WHAT TO DO
Search the listing below for the string "Apache" and copy every line where it occurs.
□ □ □ □
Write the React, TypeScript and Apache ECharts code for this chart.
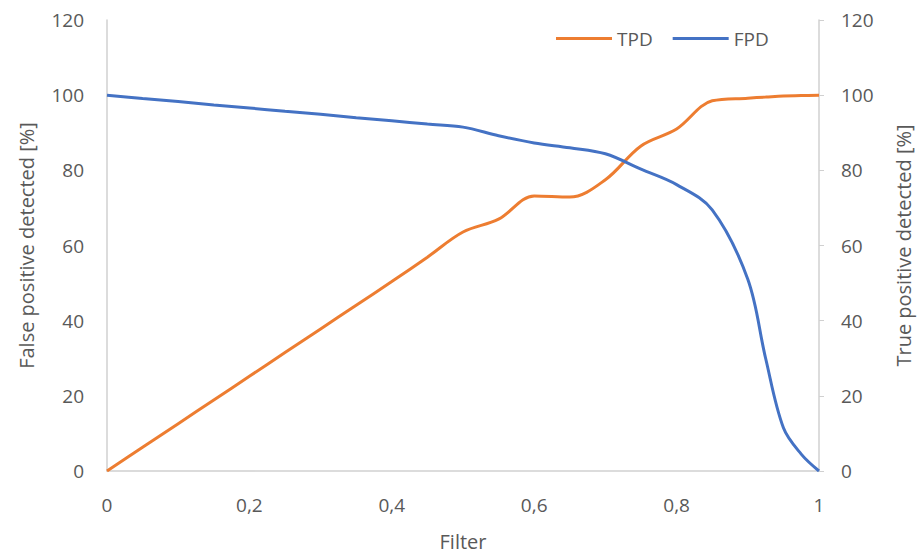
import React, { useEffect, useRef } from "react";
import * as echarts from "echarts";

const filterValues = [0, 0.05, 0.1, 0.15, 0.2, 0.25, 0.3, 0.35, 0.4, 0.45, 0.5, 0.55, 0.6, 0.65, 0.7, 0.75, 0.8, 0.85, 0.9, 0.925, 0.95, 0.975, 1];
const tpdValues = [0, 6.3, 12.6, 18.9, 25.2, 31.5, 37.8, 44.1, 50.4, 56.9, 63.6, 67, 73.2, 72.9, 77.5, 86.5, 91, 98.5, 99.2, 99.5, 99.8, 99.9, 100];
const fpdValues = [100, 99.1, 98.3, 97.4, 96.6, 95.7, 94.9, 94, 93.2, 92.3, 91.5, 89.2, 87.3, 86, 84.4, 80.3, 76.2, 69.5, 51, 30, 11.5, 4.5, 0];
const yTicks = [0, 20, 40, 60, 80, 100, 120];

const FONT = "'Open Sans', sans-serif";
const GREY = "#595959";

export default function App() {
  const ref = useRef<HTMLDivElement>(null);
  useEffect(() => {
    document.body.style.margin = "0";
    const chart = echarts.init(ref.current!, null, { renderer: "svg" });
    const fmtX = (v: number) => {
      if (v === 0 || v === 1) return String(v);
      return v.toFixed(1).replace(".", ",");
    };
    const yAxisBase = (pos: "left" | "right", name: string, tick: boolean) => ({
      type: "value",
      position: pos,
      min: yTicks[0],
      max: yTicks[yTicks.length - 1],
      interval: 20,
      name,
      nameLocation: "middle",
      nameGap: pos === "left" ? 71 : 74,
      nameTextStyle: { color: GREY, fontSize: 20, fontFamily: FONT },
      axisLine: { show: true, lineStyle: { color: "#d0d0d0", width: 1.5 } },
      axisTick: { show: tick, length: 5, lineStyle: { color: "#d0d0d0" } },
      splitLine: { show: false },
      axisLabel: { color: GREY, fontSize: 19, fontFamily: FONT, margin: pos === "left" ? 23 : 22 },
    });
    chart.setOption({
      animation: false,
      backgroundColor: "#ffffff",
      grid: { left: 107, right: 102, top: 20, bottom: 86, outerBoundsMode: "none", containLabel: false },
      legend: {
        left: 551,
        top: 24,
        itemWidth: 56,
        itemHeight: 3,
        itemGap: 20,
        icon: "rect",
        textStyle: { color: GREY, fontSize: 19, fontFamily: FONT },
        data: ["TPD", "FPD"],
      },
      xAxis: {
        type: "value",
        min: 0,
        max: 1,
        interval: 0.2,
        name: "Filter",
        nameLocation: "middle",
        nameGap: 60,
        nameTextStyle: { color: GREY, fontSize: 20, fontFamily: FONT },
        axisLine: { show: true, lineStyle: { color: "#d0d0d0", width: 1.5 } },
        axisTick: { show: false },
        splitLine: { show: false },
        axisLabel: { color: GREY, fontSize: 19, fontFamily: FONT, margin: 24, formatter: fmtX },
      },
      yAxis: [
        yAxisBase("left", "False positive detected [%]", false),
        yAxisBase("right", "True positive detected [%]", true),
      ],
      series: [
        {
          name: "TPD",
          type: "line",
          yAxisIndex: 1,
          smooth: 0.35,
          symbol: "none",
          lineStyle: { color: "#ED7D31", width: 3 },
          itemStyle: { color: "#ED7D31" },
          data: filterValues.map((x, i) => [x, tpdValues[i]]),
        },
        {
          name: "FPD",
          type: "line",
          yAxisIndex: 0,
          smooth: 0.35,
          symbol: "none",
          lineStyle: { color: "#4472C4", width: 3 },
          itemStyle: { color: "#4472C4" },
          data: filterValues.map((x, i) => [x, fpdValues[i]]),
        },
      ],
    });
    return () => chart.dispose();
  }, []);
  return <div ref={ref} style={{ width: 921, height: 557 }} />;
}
□ □ □ □
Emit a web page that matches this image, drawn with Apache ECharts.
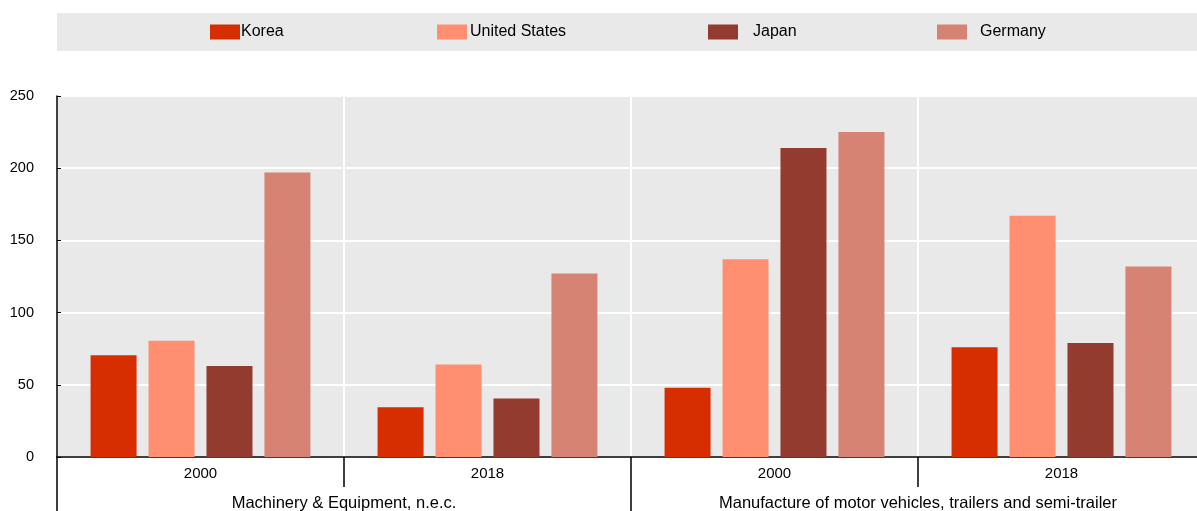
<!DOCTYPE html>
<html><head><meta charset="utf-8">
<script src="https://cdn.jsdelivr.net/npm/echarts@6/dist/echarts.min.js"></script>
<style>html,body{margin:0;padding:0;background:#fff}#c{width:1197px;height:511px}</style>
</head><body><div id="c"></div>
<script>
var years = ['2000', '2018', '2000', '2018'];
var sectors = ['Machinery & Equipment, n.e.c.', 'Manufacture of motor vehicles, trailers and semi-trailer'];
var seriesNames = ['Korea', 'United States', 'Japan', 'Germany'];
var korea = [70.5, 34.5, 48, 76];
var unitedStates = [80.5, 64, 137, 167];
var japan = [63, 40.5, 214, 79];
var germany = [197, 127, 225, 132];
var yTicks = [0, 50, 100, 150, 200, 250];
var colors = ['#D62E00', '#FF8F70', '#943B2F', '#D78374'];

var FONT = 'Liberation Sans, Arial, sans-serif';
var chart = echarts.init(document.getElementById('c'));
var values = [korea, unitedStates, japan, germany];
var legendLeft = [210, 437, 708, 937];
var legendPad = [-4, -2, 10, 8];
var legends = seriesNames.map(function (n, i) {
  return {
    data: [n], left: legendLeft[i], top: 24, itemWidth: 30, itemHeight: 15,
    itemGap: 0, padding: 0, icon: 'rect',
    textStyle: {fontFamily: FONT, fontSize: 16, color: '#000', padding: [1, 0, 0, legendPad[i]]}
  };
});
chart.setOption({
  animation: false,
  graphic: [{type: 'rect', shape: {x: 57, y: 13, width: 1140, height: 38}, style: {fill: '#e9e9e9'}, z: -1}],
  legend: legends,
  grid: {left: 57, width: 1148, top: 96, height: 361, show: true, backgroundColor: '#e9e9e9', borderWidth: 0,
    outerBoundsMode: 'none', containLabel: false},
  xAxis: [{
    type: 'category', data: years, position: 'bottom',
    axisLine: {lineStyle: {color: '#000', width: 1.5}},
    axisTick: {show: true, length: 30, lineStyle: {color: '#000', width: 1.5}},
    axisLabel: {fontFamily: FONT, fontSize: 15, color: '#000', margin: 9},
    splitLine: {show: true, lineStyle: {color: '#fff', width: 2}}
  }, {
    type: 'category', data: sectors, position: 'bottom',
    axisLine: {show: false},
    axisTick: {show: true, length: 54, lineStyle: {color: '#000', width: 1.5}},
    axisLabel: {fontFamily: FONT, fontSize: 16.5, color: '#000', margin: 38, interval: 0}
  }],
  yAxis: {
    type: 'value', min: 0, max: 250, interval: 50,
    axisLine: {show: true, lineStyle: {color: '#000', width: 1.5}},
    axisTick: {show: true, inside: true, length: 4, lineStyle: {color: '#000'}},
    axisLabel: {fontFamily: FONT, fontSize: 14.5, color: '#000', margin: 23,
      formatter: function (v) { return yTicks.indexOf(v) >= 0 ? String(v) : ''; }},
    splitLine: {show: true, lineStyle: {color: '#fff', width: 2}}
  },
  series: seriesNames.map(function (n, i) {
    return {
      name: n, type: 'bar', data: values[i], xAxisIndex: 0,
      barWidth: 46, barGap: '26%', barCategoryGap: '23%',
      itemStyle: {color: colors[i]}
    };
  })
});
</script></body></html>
□ □ □ □
ANSWER
Write the React, TypeScript and Apache ECharts code for this chart.
Emit a web page that matches this image, drawn with Apache ECharts.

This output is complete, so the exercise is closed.